My sister turned to me and says, "You ask the stupidest questions!"
I was devastated. Only recently have I realized the truth. My sister's just not that bright. (To be fair, she's humanities/arts. Her strengths are in other areas.)
She was probably just thinking "jeez, who cares how manatees float".
As a Ph.D. student, what was more daunting than the realization of just how much I didn't know, was the day I realized that I had more questions than I could find answers to in one lifetime...makes you feel rather...mortal.
Master's Degree: you realize you don't know anything
Doctorate: you realize nobody knows anything
MS = More of the Same
PhD = Piled Higher and Deeper
Quoting Prof. Carlos Bustamante (Cornell):
"Being a scientist means living on the borderline between your competence and your incompetence. If you always feel competent, you aren’t doing your job."

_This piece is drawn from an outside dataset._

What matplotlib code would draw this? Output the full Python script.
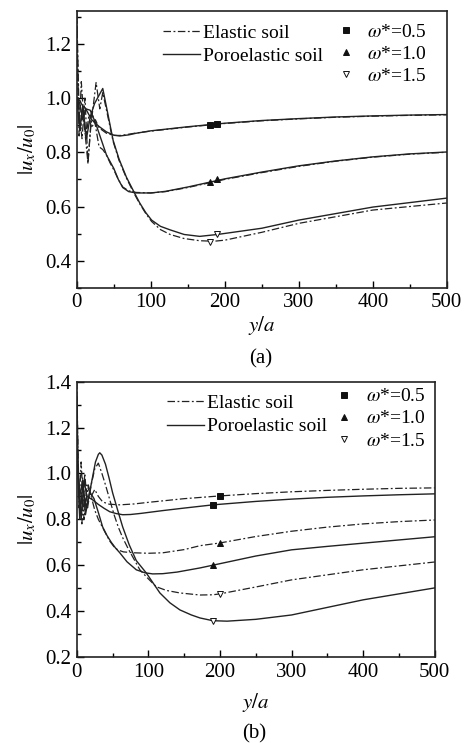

"When you start on a new problem, you always feel stupid. You might spend a whole day on a single paper, an hour on a single line. And you still don’t understand it. When you get to a certain position in life, you don’t want to feel stupid anymore. In mathematics, that’s when you’re dead."
As a CS guy suddenly having to do statistics (which my crypto prof called "Sadistics") 10 years after my last calc class, I completely agree that you often feel stupid.
OTOH, once you've felt stupid & worked through it in a few areas, the rest of science suddenly feels more accessible to you. You know that you can pick up a textbook on the topic and muddle through until you know what you need.
My dad had to learn a good amount about electronics to build his physics experiments. To this day he's better at it than I am.
I was in school when I first read that line. I showed it to a fairly well-known scientist who immediately put a copy on his office door. The smartest people I have met are also the quickest to admit they don't know.
1. BS: This is the time when students read pre-digested information. 2. MS: They continue to read pre-digested information. In addition, they also start reading information directly from the source (papers). Also, get a brief taste of what it means to contribute to the field of knowledge 3. PhD: Students should read solely from the source (only papers). Further, it is payback time. After having benefitted from all the knowledge that others created, they are now required to produce knowledge.
The reason it takes research 5-7 years has nothing to do with how long it takes to answer the thesis statement. Instead it has to do with how long it takes for a student to become “mature in research”. In other words for them to understand that their job is: • Identify problems, solutions to which are relevant and challenging (the solutions can serve a purpose or can simply possess aesthetic appeal). • Create solutions and document them for everyone else to benefit from (papers and more papers) • Mentor young students to embrace research • Teach digested information with a hint of the appeal of science and research
Confronting a significant problem (not an incremental addition) is daunting, I would not say it makes a student look stupid. I would say it shows the opportunity and need that a field exhibits.